Code that draws figures:
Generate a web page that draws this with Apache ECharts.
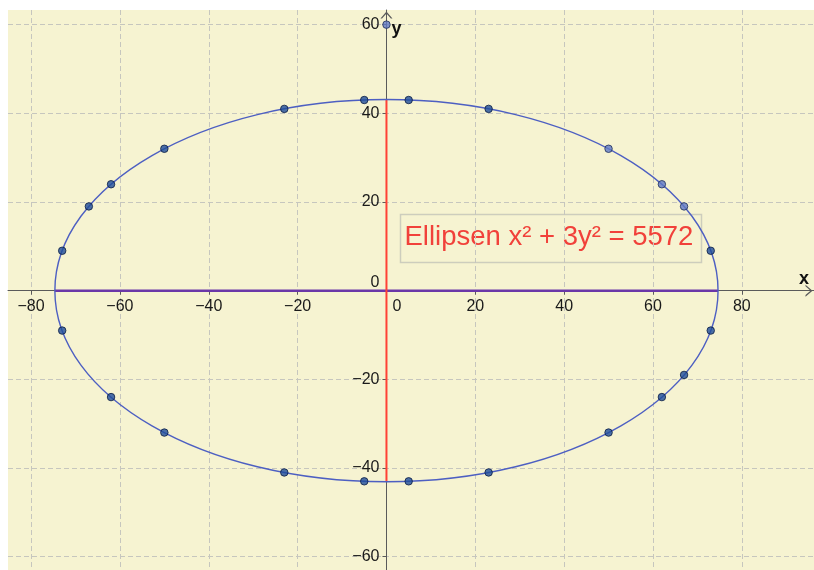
<!DOCTYPE html>
<html><head><meta charset="utf-8">
<script src="https://cdn.jsdelivr.net/npm/echarts@6/dist/echarts.min.js"></script>
<style>html,body{margin:0;padding:0;background:#fff}#c{width:814px;height:570px}</style>
</head><body><div id="c"></div>
<script>
// ---- data ----
const tickValuesX = [-80, -60, -40, -20, 0, 20, 40, 60, 80];
const tickValuesY = [-60, -40, -20, 0, 20, 40, 60];
const xRange = [-85.2, 96.25];
const yRange = [-63.0, 63.3];
const ellipseCenter = [0, 0];
const semiAxisA = 74.65;   // sqrt(5572)
const semiAxisB = 43.1;    // sqrt(5572/3)
const majorAxisSeg = [[-74.65, 0], [74.65, 0]];
const minorAxisSeg = [[0, 43.1], [0, -43.1]];
const pointsDark = [
  [-73, 9], [-67, 19], [-62, 24], [-50, 32], [-23, 41], [-5, 43],
  [5, 43], [23, 41], [73, 9],
  [-73, -9], [-62, -24], [-50, -32], [-23, -41], [-5, -43],
  [5, -43], [23, -41], [50, -32], [62, -24], [67, -19], [73, -9]
];
const pointsLight = [[50, 32], [62, 24], [67, 19], [0, 60]];
const labelText = 'Ellipsen x² + 3y² = 5572';
const axisNameX = 'x';
const axisNameY = 'y';

// ---- chart ----
const FONT = '"Liberation Sans", Arial, sans-serif';
const GRID = {left: 8, top: 10, right: 0, bottom: 0};
const chevron = 'path://M0,7 L6,0 L12,7 L10.4,7 L6,2 L1.6,7 Z';
const fmt = v => v === 0 ? '{z|0}' : (v < 0 ? '\u2212' + Math.abs(v) : String(v));
const lineCol = '#5a5a5a';
const chart = echarts.init(document.getElementById('c'), null, {renderer: 'canvas'});
const axisCommon = {
  type: 'value',
  axisLine: {show: true, onZero: false, symbol: ['none', chevron], symbolSize: [12, 7], symbolOffset: [0, -5],
    lineStyle: {color: lineCol, width: 1}},
  splitLine: {show: true, lineStyle: {color: '#c6c6be', width: 1, type: [5, 3]}}
};
function buildOption(offX, offY) {
  return {
    backgroundColor: '#ffffff',
    animation: false,
    grid: Object.assign({show: true, backgroundColor: '#f6f3d1', borderWidth: 0, containLabel: false, outerBoundsMode: 'none'}, GRID),
    xAxis: Object.assign({}, axisCommon, {
      position: 'bottom', offset: offX,
      min: xRange[0], max: xRange[1],
      name: axisNameX, nameLocation: 'end', nameGap: -15,
      nameTextStyle: {fontFamily: FONT, fontSize: 18, fontWeight: 'bold', color: '#111', align: 'left', verticalAlign: 'bottom', lineHeight: 18, padding: [0, 0, 3, 0]},
      axisTick: {show: true, length: 4, customValues: tickValuesX, lineStyle: {color: lineCol}},
      axisLabel: {customValues: tickValuesX, margin: 8, fontFamily: FONT, fontSize: 16, color: '#1a1a1a',
        formatter: fmt,
        rich: {z: {padding: [0, 0, 0, 21], fontFamily: FONT, fontSize: 16, color: '#1a1a1a'}}}
    }),
    yAxis: Object.assign({}, axisCommon, {
      position: 'left', offset: offY,
      min: yRange[0], max: yRange[1],
      name: axisNameY, nameLocation: 'end', nameGap: -28,
      nameTextStyle: {fontFamily: FONT, fontSize: 18, fontWeight: 'bold', color: '#111', align: 'left', verticalAlign: 'bottom', padding: [0, 0, 0, 5]},
      axisTick: {show: true, length: 4, customValues: tickValuesY, lineStyle: {color: lineCol}},
      axisLabel: {customValues: tickValuesY, margin: 7, fontFamily: FONT, fontSize: 16, color: '#1a1a1a',
        formatter: fmt,
        rich: {z: {padding: [0, 0, 16, 0], fontFamily: FONT, fontSize: 16, color: '#1a1a1a'}}}
    }),
    graphic: [{
      type: 'group', left: 398, top: 212, z: 5,
      children: [
        {type: 'rect', shape: {x: 0, y: 0, width: 301, height: 48}, style: {fill: 'none', stroke: '#cdcdbd', lineWidth: 1.5}},
        {type: 'text', style: {text: labelText, x: 4, y: 23, verticalAlign: 'middle', font: '27.5px "Liberation Sans", Arial, sans-serif', fill: '#f1413a'}}
      ]
    }],
    series: [
      {type: 'line', data: majorAxisSeg, showSymbol: false, symbol: 'none', z: 3,
        lineStyle: {color: '#6a37a8', width: 2.5}},
      {type: 'line', data: minorAxisSeg, showSymbol: false, symbol: 'none', z: 3,
        lineStyle: {color: '#ff4136', width: 2}},
      {type: 'custom', z: 4, clip: true,
        encode: {x: 0, y: 1},
        data: [[ellipseCenter[0], ellipseCenter[1], semiAxisA, semiAxisB]],
        renderItem: (params, api) => {
          const c = api.coord([api.value(0), api.value(1)]);
          const s = api.size([api.value(2), api.value(3)]);
          return {type: 'ellipse', shape: {cx: c[0], cy: c[1], rx: s[0], ry: s[1]},
            style: {fill: 'none', stroke: '#4d5fc2', lineWidth: 1.4}};
        }},
      {type: 'scatter', data: pointsDark, symbol: 'circle', symbolSize: 7.5, z: 6,
        itemStyle: {color: '#1f4c9a', borderColor: '#0b1d42', borderWidth: 1}},
      {type: 'scatter', data: pointsLight, symbol: 'circle', symbolSize: 7.5, z: 6,
        itemStyle: {color: '#6079c6', borderColor: '#1e2e5a', borderWidth: 1}}
    ]
  };
}
chart.setOption(buildOption(0, 0));
// move both axes onto the origin, located through the library's own scales
const origin = chart.convertToPixel({gridIndex: 0}, [0, 0]);
const H = chart.getHeight();
const offX = -((H - GRID.bottom) - origin[1]);
const offY = -(origin[0] - GRID.left);
chart.setOption(buildOption(offX, offY));
</script></body></html>
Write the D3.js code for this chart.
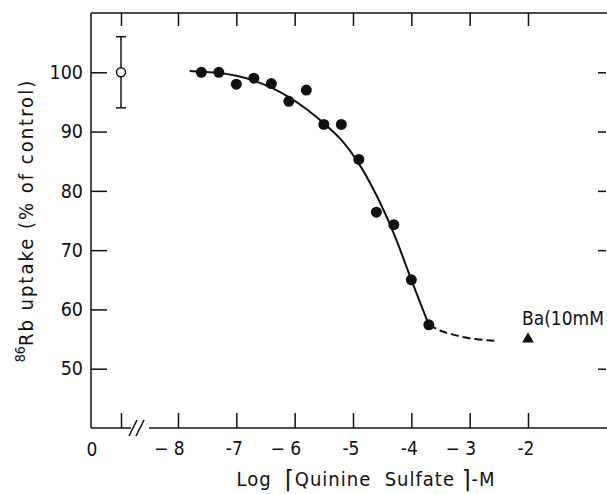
<!DOCTYPE html>
<html>
<head>
<meta charset="utf-8">
<script src="https://cdn.jsdelivr.net/npm/d3@7"></script>
<style>
  body { margin: 0; background: #fff; }
  text { font-family: "DejaVu Sans Condensed", "DejaVu Sans", sans-serif; fill: #111; }
</style>
</head>
<body>
<svg id="chart" width="607" height="494"></svg>
<script>
  // measured points: log [quinine sulfate] (M) vs 86Rb uptake (% of control)
  var concLog = [-7.6, -7.3, -7.0, -6.7, -6.4, -6.1, -5.8, -5.5, -5.2, -4.9, -4.6, -4.3, -4.0, -3.7];
  var uptake  = [100, 100, 98, 99, 98.1, 95.1, 97, 91.2, 91.2, 85.3, 76.4, 74.3, 65, 57.4];

  // fitted curve (solid part, then dashed tail)
  var fitX  = [-7.8, -7.6, -7.3, -7.0, -6.7, -6.4, -6.1, -5.8, -5.5, -5.2, -4.9, -4.6, -4.3, -4.0, -3.7];
  var fitY  = [100.2, 100.1, 99.9, 99.4, 98.6, 97.4, 95.8, 93.8, 91.4, 88.6, 84.6, 79.3, 72.8, 65.0, 57.4];
  var tailX = [-3.7, -3.5, -3.3, -3.1, -2.9, -2.7, -2.55];
  var tailY = [57.4, 56.4, 55.8, 55.3, 55.0, 54.8, 54.7];

  // control (no drug) with error bar, and Ba 10 mM
  var controlMean = 100, controlErr = 6;
  var baX = -2, baY = 55;

  var xTicks = [-8, -7, -6, -5, -4, -3, -2];
  var xTickLabels = ["\u2212 8", "-7", "\u2212 6", "-5", "-4", "\u2212 3", "-2"];
  var yTicks = [50, 60, 70, 80, 90, 100];
  var yTicksRight = [50, 70, 80, 90, 100];

  var pL = 91, pT = 13, pR = 607, pB = 428;
  var svg = d3.select("#chart");

  var x = d3.scaleLinear().domain([-8, -2]).range([178, 528]);
  var xb = d3.scaleLinear().domain([0, 1]).range([pL, 121]);   // broken-axis segment
  var y = d3.scaleLinear().domain([40, 110]).range([pB, pT]);

  var frame = svg.append("g").attr("stroke", "#111").attr("stroke-width", 1.5).attr("fill", "none");
  frame.append("line").attr("x1", pL).attr("x2", pL).attr("y1", pT).attr("y2", pB);
  frame.append("line").attr("x1", pL).attr("x2", pR).attr("y1", pT).attr("y2", pT);
  frame.append("line").attr("x1", pL).attr("x2", 131).attr("y1", pB).attr("y2", pB);
  frame.append("line").attr("x1", 149).attr("x2", pR).attr("y1", pB).attr("y2", pB);
  // break marks
  [133, 140].forEach(function(cx) {
    frame.append("line").attr("x1", cx - 4).attr("x2", cx + 4).attr("y1", pB + 8).attr("y2", pB - 8);
  });

  function styleAxis(g) {
    g.select(".domain").remove();
    g.selectAll(".tick line").attr("stroke", "#111").attr("stroke-width", 1.5);
  }

  // left
  svg.append("g").attr("transform", "translate(" + pL + ",0)")
    .call(d3.axisLeft(y).tickValues(yTicks).tickSize(-16).tickPadding(8))
    .call(styleAxis)
    .selectAll("text").style("font-size", "19.5px").attr("font-family", null);

  // right
  svg.append("g").attr("transform", "translate(" + (pR - 1) + ",0)")
    .call(d3.axisRight(y).tickValues(yTicksRight).tickSize(-8).tickFormat(""))
    .call(styleAxis);

  // top
  svg.append("g").attr("transform", "translate(0," + pT + ")")
    .call(d3.axisTop(x).tickValues(xTicks).tickSize(-13).tickFormat(""))
    .call(styleAxis);

  // bottom
  var bx = svg.append("g").attr("transform", "translate(0," + pB + ")")
    .call(d3.axisBottom(x).tickValues(xTicks).tickSize(-15).tickPadding(14)
      .tickFormat(function(d, i) { return xTickLabels[i]; }))
    .call(styleAxis);
  bx.selectAll("text").style("font-size", "19px").attr("text-anchor", "end").attr("x", 6)
    .attr("font-family", null);

  // broken segment ticks
  svg.append("g").attr("transform", "translate(0," + pB + ")")
    .call(d3.axisBottom(xb).tickValues([1]).tickSize(-15).tickFormat(""))
    .call(styleAxis);
  svg.append("g").attr("transform", "translate(0," + pT + ")")
    .call(d3.axisTop(xb).tickValues([1]).tickSize(-13).tickFormat(""))
    .call(styleAxis);
  svg.append("text").attr("x", xb(0) + 1).attr("y", pB + 28)
    .attr("text-anchor", "middle").style("font-size", "19px").text("0");

  // axis titles
  var yl = svg.append("text")
    .attr("transform", "translate(33," + ((pT + pB) / 2) + ") rotate(-90)")
    .attr("text-anchor", "middle").style("font-size", "20px").style("letter-spacing", "2px");
  yl.append("tspan").style("font-size", "14px").style("letter-spacing", "0px").attr("dy", "-8").text("86");
  yl.append("tspan").attr("dy", "8").attr("xml:space", "preserve").text("Rb uptake (% of control)");

  var xl = svg.append("text").attr("x", 366).attr("y", 486).attr("text-anchor", "middle")
    .style("font-size", "20px").style("letter-spacing", "1px").attr("xml:space", "preserve");
  xl.append("tspan").text("Log  ");
  xl.append("tspan").style("font-size", "25px").attr("dy", 2).text("\u2308");
  xl.append("tspan").attr("dy", -2).text("Quinine  Sulfate ");
  xl.append("tspan").style("font-size", "25px").attr("dy", 2).text("\u2309");
  xl.append("tspan").attr("dy", -2).text("-M");

  // fitted curve
  var line = d3.line().x(function(d) { return x(d[0]); }).y(function(d) { return y(d[1]); })
    .curve(d3.curveCatmullRom);
  svg.append("path").datum(d3.zip(fitX, fitY))
    .attr("fill", "none").attr("stroke", "#111").attr("stroke-width", 2).attr("d", line);
  svg.append("path").datum(d3.zip(tailX, tailY))
    .attr("fill", "none").attr("stroke", "#111").attr("stroke-width", 2)
    .attr("stroke-dasharray", "8 4").attr("d", line);

  // data points
  svg.append("g").selectAll("circle").data(d3.zip(concLog, uptake)).join("circle")
    .attr("cx", function(d) { return x(d[0]); })
    .attr("cy", function(d) { return y(d[1]); })
    .attr("r", 5.5).attr("fill", "#111");

  // control with error bar
  var cg = svg.append("g").attr("stroke", "#111").attr("stroke-width", 1.5);
  cg.append("line").attr("x1", xb(1)).attr("x2", xb(1))
    .attr("y1", y(controlMean + controlErr)).attr("y2", y(controlMean - controlErr));
  [controlMean + controlErr, controlMean - controlErr].forEach(function(v) {
    cg.append("line").attr("x1", xb(1) - 5).attr("x2", xb(1) + 5).attr("y1", y(v)).attr("y2", y(v));
  });
  cg.append("circle").attr("cx", xb(1)).attr("cy", y(controlMean)).attr("r", 4.5).attr("fill", "#fff");

  // Ba 10 mM
  svg.append("path").attr("d", d3.symbol(d3.symbolTriangle, 60)())
    .attr("transform", "translate(" + x(baX) + "," + y(baY) + ")").attr("fill", "#111");
  svg.append("text").attr("x", 522).attr("y", 325).style("font-size", "19px").text("Ba(10mM");
</script>
</body>
</html>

• Instructions for the task:
Show the lines where the word "with" appears in the entries.

• Result for this task:
Generate a web page that draws this with Apache ECharts.
  // control (no drug) with error bar, and Ba 10 mM
  // control with error bar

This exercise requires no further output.